PROBLEM TO SOLVE: Skip the pictures. Reproduce all other material exactly.

INFORMATION SHOWN:
□ □ □ □ □

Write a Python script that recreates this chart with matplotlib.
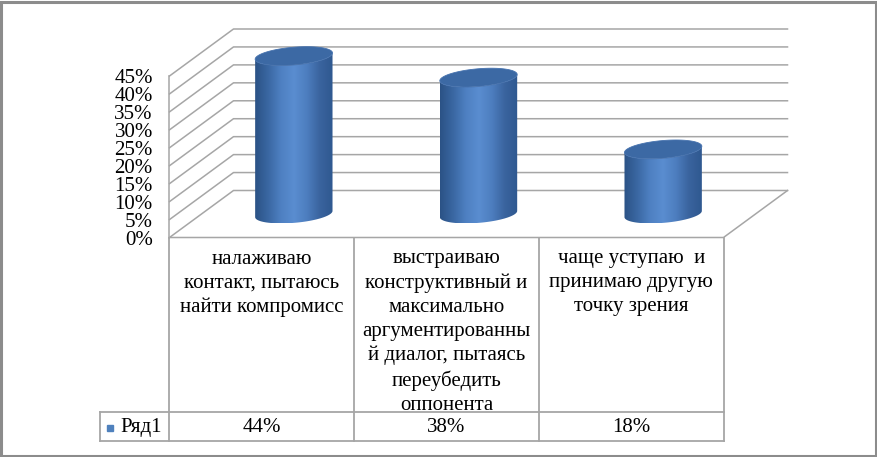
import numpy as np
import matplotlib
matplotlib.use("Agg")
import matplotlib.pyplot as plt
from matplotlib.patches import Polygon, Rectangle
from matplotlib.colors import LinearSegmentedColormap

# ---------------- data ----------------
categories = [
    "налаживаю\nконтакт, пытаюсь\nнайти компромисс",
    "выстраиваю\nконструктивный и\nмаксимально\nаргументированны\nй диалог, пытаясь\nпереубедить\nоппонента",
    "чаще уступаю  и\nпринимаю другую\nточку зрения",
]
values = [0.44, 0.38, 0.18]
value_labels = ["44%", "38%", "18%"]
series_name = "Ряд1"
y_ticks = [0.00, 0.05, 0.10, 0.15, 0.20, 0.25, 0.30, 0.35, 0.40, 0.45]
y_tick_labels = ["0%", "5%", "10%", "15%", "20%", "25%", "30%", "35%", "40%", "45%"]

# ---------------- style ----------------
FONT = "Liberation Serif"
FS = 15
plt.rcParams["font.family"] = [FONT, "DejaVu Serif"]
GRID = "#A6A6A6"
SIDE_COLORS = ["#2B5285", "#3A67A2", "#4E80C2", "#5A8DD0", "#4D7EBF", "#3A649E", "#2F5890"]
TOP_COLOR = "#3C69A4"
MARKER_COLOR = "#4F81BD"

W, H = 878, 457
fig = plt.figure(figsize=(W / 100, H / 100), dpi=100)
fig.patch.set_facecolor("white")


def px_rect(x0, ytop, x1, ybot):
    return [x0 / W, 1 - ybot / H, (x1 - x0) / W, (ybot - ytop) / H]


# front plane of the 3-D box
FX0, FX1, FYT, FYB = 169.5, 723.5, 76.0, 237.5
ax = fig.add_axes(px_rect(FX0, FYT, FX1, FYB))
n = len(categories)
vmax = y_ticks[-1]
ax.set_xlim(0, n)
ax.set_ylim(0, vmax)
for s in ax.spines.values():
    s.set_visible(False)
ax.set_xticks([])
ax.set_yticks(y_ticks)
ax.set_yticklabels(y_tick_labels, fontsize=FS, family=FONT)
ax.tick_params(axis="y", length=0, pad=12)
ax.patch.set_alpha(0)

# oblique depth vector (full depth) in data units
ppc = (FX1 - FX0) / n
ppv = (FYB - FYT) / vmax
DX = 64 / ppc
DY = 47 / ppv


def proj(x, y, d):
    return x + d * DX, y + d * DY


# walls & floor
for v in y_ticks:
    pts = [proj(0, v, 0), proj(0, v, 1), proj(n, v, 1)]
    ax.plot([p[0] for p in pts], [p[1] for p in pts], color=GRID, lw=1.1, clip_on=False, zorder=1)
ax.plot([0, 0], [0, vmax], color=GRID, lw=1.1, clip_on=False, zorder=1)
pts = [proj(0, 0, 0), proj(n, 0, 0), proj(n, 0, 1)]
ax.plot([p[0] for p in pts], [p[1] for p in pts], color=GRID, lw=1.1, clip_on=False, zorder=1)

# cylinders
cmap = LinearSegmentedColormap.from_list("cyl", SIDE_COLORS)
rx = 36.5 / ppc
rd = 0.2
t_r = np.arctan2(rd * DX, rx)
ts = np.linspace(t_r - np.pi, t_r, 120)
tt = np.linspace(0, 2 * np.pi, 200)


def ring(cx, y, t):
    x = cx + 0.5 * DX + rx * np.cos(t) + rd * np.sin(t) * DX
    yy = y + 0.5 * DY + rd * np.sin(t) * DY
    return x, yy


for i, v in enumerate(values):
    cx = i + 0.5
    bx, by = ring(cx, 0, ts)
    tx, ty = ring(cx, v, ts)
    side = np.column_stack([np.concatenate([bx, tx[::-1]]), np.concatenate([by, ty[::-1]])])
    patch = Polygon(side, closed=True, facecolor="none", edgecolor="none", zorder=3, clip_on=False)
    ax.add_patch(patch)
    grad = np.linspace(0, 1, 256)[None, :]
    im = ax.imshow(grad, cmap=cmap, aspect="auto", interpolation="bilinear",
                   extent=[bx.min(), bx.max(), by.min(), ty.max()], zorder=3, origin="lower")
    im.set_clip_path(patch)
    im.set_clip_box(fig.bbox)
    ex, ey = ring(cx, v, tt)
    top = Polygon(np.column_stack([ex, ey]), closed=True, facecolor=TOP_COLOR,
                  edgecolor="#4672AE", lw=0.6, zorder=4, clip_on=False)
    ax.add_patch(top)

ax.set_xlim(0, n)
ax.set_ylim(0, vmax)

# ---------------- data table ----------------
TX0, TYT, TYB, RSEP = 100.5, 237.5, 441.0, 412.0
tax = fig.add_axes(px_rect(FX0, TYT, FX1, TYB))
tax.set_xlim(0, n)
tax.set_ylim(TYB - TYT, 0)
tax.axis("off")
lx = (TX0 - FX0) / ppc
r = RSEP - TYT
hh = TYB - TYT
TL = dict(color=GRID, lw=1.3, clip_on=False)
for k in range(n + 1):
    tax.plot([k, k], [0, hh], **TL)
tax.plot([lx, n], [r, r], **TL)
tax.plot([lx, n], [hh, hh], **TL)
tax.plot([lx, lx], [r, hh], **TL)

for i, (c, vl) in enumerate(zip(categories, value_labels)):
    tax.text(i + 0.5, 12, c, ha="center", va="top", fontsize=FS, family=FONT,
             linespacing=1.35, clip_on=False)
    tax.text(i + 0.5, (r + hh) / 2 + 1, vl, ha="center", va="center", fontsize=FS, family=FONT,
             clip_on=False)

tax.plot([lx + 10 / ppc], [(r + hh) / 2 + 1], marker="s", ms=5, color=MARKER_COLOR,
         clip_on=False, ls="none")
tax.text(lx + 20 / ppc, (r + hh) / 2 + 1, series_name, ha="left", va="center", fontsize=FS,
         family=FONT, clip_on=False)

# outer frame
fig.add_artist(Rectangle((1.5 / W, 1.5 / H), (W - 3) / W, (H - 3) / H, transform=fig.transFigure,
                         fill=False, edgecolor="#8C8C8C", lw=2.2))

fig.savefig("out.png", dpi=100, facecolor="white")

□ □ □ □ □

IN RESPONSE:
Write a Python script that recreates this chart with matplotlib.
import numpy as np
import matplotlib
matplotlib.use("Agg")
import matplotlib.pyplot as plt
from matplotlib.patches import Polygon, Rectangle
from matplotlib.colors import LinearSegmentedColormap

# ---------------- data ----------------
categories = [
    "налаживаю\nконтакт, пытаюсь\nнайти компромисс",
    "выстраиваю\nконструктивный и\nмаксимально\nаргументированны\nй диалог, пытаясь\nпереубедить\nоппонента",
    "чаще уступаю  и\nпринимаю другую\nточку зрения",
]
values = [0.44, 0.38, 0.18]
value_labels = ["44%", "38%", "18%"]
series_name = "Ряд1"
y_ticks = [0.00, 0.05, 0.10, 0.15, 0.20, 0.25, 0.30, 0.35, 0.40, 0.45]
y_tick_labels = ["0%", "5%", "10%", "15%", "20%", "25%", "30%", "35%", "40%", "45%"]

# ---------------- style ----------------
FONT = "Liberation Serif"
FS = 15
plt.rcParams["font.family"] = [FONT, "DejaVu Serif"]
GRID = "#A6A6A6"
SIDE_COLORS = ["#2B5285", "#3A67A2", "#4E80C2", "#5A8DD0", "#4D7EBF", "#3A649E", "#2F5890"]
TOP_COLOR = "#3C69A4"
MARKER_COLOR = "#4F81BD"

W, H = 878, 457
fig = plt.figure(figsize=(W / 100, H / 100), dpi=100)
fig.patch.set_facecolor("white")


def px_rect(x0, ytop, x1, ybot):
    return [x0 / W, 1 - ybot / H, (x1 - x0) / W, (ybot - ytop) / H]


# front plane of the 3-D box
FX0, FX1, FYT, FYB = 169.5, 723.5, 76.0, 237.5
ax = fig.add_axes(px_rect(FX0, FYT, FX1, FYB))
n = len(categories)
vmax = y_ticks[-1]
ax.set_xlim(0, n)
ax.set_ylim(0, vmax)
for s in ax.spines.values():
    s.set_visible(False)
ax.set_xticks([])
ax.set_yticks(y_ticks)
ax.set_yticklabels(y_tick_labels, fontsize=FS, family=FONT)
ax.tick_params(axis="y", length=0, pad=12)
ax.patch.set_alpha(0)

# oblique depth vector (full depth) in data units
ppc = (FX1 - FX0) / n
ppv = (FYB - FYT) / vmax
DX = 64 / ppc
DY = 47 / ppv


def proj(x, y, d):
    return x + d * DX, y + d * DY


# walls & floor
for v in y_ticks:
    pts = [proj(0, v, 0), proj(0, v, 1), proj(n, v, 1)]
    ax.plot([p[0] for p in pts], [p[1] for p in pts], color=GRID, lw=1.1, clip_on=False, zorder=1)
ax.plot([0, 0], [0, vmax], color=GRID, lw=1.1, clip_on=False, zorder=1)
pts = [proj(0, 0, 0), proj(n, 0, 0), proj(n, 0, 1)]
ax.plot([p[0] for p in pts], [p[1] for p in pts], color=GRID, lw=1.1, clip_on=False, zorder=1)

# cylinders
cmap = LinearSegmentedColormap.from_list("cyl", SIDE_COLORS)
rx = 36.5 / ppc
rd = 0.2
t_r = np.arctan2(rd * DX, rx)
ts = np.linspace(t_r - np.pi, t_r, 120)
tt = np.linspace(0, 2 * np.pi, 200)


def ring(cx, y, t):
    x = cx + 0.5 * DX + rx * np.cos(t) + rd * np.sin(t) * DX
    yy = y + 0.5 * DY + rd * np.sin(t) * DY
    return x, yy


for i, v in enumerate(values):
    cx = i + 0.5
    bx, by = ring(cx, 0, ts)
    tx, ty = ring(cx, v, ts)
    side = np.column_stack([np.concatenate([bx, tx[::-1]]), np.concatenate([by, ty[::-1]])])
    patch = Polygon(side, closed=True, facecolor="none", edgecolor="none", zorder=3, clip_on=False)
    ax.add_patch(patch)
    grad = np.linspace(0, 1, 256)[None, :]
    im = ax.imshow(grad, cmap=cmap, aspect="auto", interpolation="bilinear",
                   extent=[bx.min(), bx.max(), by.min(), ty.max()], zorder=3, origin="lower")
    im.set_clip_path(patch)
    im.set_clip_box(fig.bbox)
    ex, ey = ring(cx, v, tt)
    top = Polygon(np.column_stack([ex, ey]), closed=True, facecolor=TOP_COLOR,
                  edgecolor="#4672AE", lw=0.6, zorder=4, clip_on=False)
    ax.add_patch(top)

ax.set_xlim(0, n)
ax.set_ylim(0, vmax)

# ---------------- data table ----------------
TX0, TYT, TYB, RSEP = 100.5, 237.5, 441.0, 412.0
tax = fig.add_axes(px_rect(FX0, TYT, FX1, TYB))
tax.set_xlim(0, n)
tax.set_ylim(TYB - TYT, 0)
tax.axis("off")
lx = (TX0 - FX0) / ppc
r = RSEP - TYT
hh = TYB - TYT
TL = dict(color=GRID, lw=1.3, clip_on=False)
for k in range(n + 1):
    tax.plot([k, k], [0, hh], **TL)
tax.plot([lx, n], [r, r], **TL)
tax.plot([lx, n], [hh, hh], **TL)
tax.plot([lx, lx], [r, hh], **TL)

for i, (c, vl) in enumerate(zip(categories, value_labels)):
    tax.text(i + 0.5, 12, c, ha="center", va="top", fontsize=FS, family=FONT,
             linespacing=1.35, clip_on=False)
    tax.text(i + 0.5, (r + hh) / 2 + 1, vl, ha="center", va="center", fontsize=FS, family=FONT,
             clip_on=False)

tax.plot([lx + 10 / ppc], [(r + hh) / 2 + 1], marker="s", ms=5, color=MARKER_COLOR,
         clip_on=False, ls="none")
tax.text(lx + 20 / ppc, (r + hh) / 2 + 1, series_name, ha="left", va="center", fontsize=FS,
         family=FONT, clip_on=False)

# outer frame
fig.add_artist(Rectangle((1.5 / W, 1.5 / H), (W - 3) / W, (H - 3) / H, transform=fig.transFigure,
                         fill=False, edgecolor="#8C8C8C", lw=2.2))

fig.savefig("out.png", dpi=100, facecolor="white")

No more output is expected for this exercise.